Opinion

Putting the accent on bigotry

By Jonathan Zimmerman
May 14, 2010

In the 1930s, Bel Kaufman applied to teach in the New York City public schools. She took a written examination and then an oral one, which required her to recite a poem by Edna St. Vincent Millay. A few days later, Kaufman received a curt letter in the mail: “Failed for poor background in English.”

In short, she had the wrong accent. Emigrating from Russia at the age of 12, Kaufman graduated magna cum laude from Hunter College. But she retained the “rolling Russian R” of her childhood, Kaufman recalled, so she was blocked from teaching. So were thousands of other talented and knowledgable immigrants, most of them — like Kaufman — Jews from Eastern Europe.

And if you think this kind of bigotry is a thing of the past, think again. Today, in 2010, an American state is poised to transfer or fire teachers with accented English. Can you guess which one?

It’s Arizona. Again.

The Grand Canyon State has been all over the front pages lately, of course, thanks to its new law allowing police officers to stop suspected illegal immigrants and demand proof of citizenship. There’s been far less publicity about a recent announcement by the state Education Department, which decreed that teachers with “heavy” accents must be removed from classes for students still learning English.

Yet the education measure is much more outrageous than the immigration one.
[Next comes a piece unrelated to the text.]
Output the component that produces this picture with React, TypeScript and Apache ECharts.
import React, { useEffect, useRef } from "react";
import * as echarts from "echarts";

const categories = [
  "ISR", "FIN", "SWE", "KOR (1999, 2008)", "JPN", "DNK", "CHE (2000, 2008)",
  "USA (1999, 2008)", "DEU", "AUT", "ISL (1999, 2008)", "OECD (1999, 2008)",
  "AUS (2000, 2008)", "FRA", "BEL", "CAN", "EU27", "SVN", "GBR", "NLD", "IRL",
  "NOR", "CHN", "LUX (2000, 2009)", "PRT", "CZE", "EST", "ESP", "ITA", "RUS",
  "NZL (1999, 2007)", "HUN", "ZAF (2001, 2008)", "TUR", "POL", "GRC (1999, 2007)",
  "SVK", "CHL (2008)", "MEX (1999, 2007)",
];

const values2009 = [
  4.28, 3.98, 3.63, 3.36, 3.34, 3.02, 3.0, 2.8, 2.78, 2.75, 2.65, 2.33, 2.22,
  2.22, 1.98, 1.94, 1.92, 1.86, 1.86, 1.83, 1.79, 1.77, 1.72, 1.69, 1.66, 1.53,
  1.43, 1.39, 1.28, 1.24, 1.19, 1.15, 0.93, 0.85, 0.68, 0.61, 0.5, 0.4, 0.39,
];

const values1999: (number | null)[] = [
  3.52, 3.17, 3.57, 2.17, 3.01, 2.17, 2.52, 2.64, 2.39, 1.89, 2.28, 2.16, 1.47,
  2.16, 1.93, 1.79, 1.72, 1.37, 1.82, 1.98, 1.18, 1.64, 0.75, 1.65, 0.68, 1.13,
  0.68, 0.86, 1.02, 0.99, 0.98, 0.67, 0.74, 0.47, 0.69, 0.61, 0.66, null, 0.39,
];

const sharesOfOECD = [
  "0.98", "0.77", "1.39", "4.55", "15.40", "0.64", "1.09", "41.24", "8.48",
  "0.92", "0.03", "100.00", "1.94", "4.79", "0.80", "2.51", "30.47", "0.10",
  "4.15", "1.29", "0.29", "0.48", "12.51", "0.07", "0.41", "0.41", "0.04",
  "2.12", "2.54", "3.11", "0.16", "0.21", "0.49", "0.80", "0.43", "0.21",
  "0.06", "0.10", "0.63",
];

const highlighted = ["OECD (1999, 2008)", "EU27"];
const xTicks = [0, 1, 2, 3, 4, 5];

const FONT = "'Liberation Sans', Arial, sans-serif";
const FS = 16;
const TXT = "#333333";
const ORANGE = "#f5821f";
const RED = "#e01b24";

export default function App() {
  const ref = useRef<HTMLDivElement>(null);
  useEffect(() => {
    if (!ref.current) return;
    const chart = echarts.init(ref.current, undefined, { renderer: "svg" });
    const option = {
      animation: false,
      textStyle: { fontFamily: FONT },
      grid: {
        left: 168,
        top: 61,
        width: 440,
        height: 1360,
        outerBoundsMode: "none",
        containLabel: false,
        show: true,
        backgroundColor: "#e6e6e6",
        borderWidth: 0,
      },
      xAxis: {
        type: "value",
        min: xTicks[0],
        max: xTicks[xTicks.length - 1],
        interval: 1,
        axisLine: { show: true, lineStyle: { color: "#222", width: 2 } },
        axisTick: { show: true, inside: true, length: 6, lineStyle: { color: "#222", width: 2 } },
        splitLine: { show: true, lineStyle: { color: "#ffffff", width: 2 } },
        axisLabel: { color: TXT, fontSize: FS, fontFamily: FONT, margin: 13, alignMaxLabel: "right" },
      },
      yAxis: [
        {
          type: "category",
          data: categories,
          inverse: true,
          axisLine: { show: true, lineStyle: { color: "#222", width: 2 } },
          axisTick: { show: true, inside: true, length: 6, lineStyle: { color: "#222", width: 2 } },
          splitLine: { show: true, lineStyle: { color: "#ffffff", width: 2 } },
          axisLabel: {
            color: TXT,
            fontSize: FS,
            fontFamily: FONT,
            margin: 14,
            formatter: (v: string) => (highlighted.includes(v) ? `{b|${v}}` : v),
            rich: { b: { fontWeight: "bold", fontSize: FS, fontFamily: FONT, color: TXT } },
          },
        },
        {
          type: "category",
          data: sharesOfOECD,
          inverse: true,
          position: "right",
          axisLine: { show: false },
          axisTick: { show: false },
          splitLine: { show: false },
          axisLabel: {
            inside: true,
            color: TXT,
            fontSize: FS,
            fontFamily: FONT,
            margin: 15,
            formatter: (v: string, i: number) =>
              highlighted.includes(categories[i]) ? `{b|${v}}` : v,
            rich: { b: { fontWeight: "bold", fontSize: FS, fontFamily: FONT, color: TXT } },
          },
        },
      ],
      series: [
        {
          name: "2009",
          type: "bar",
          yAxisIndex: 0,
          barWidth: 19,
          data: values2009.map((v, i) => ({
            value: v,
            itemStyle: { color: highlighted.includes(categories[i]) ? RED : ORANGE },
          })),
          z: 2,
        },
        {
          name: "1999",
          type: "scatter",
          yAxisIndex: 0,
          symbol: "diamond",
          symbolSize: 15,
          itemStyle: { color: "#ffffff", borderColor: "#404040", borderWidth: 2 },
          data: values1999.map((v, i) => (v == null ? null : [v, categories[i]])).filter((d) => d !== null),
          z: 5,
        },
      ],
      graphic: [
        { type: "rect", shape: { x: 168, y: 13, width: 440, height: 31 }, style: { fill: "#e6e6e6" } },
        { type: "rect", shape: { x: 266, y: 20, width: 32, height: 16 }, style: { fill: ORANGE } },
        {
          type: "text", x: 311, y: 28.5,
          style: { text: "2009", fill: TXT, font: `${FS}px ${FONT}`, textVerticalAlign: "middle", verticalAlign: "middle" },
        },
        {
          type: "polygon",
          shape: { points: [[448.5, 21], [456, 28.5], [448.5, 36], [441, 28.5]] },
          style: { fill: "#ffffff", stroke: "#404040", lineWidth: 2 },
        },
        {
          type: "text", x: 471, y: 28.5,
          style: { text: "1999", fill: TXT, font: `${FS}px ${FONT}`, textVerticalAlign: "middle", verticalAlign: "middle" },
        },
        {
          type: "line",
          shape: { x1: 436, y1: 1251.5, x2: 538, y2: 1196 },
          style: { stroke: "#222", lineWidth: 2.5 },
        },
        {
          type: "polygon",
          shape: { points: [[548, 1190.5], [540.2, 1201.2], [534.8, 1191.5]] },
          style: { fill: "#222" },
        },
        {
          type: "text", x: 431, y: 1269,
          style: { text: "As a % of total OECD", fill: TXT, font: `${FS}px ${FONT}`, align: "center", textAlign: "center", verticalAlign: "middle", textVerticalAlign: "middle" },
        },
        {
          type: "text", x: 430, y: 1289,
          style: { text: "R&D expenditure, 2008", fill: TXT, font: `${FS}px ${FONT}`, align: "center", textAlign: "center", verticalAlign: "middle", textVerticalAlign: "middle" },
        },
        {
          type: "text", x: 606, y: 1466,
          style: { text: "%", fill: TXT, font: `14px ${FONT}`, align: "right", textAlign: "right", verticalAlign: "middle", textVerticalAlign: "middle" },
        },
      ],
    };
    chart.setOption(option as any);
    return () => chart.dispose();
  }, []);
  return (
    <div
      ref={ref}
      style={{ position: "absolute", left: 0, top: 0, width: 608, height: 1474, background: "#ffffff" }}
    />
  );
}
No matter what you think of the new Arizona law targeting illegal immigrants — and I happen to think it’s deeply flawed — it addresses a very real problem. We do have millions of undocumented people flowing across our borders, and we need to do something about them.

Not so with accented teacher speech, which is only a “problem” to people who think there’s just one proper way to speak English. And I’ve got a word for those people: bigots.

Sure, we can all agree that kids must learn certain rules of grammar. And if some of their teachers don’t know the rules, of course these instructors should be removed from the classroom until they have been brought up to speed.

But why should the state police accents? Like Bel Kaufman, 70 years ago, most immigrant teachers today have full command of the English language. They just pronounce it differently.

For example, Arizona state auditors have reported that some classroom instructors pronounce words such as violet as “biolet,” and think as “tink.” Other teachers swallow the ending sounds of words, as Spanish-speakers often do.

So did Kaufman and her fellow European immigrants, back in the 1930s. The New York examiners knew it, too, which is why they often asked applicants to say words ending in “ng.” If you said “teachin” for teaching — or “learnin” for learning — you failed the test. It didn’t matter how much you had learned, or how well you could teach.

After World War II, similarly, black teacher applicants were often turned down because of their accents. As historian Christina Collins has found, examiners rarely made explicit reference to race in their decisions. Instead, they downgraded African-Americans for using so-called “regional” speech. In one notorious case, two rejected black applicants were told that they “speak with a Southern accent” — although neither had ever been to the South!

To be fair, there were — and are — distinctive African-American language patterns. But if a state today tried to keep out teachers with “black” accents — or ordered schools to keep those teachers away from students who shared the same speech habits — we’d call the effort what it is: bigoted.

And so is the new Arizona measure, which targets Hispanics rather than black people. Theoretically, though, it could affect anyone. Consider that Henry Kissinger, one of the dominant diplomats of the past century, would now be barred from teaching in Arizona — just as he would have been in New York, in the 1930s. Talk about a heavy accent!

Or listen to the Austrian-born governor of Arizona’s next-door neighbor, California. Over the past few years, Arnold Schwarzenegger has taken good-natured ribbing about his accent from Jay Leno and other comedians. But the real joke: he couldn’t teach school in Arizona, either.

The last laugh belongs to Bel Kaufman, who would eventually pass her oral exam — after failing several more times — and go on to a long career in teaching. She also would author a best-selling novel, “Up the Down Staircase,” satirizing her experiences in the New York school system. There’s a passage in the book about an applicant who gets turned down for her poor accent, after reciting a poem by Edna St. Vincent Millay. It reads like fiction, but it’s history. Shame on Arizona, and the rest of us, for forgetting these painful chapters of our past. And let’s remember, right now, lest we doom ourselves to repeat them.

Jonathan Zimmerman teaches history and education at New York University.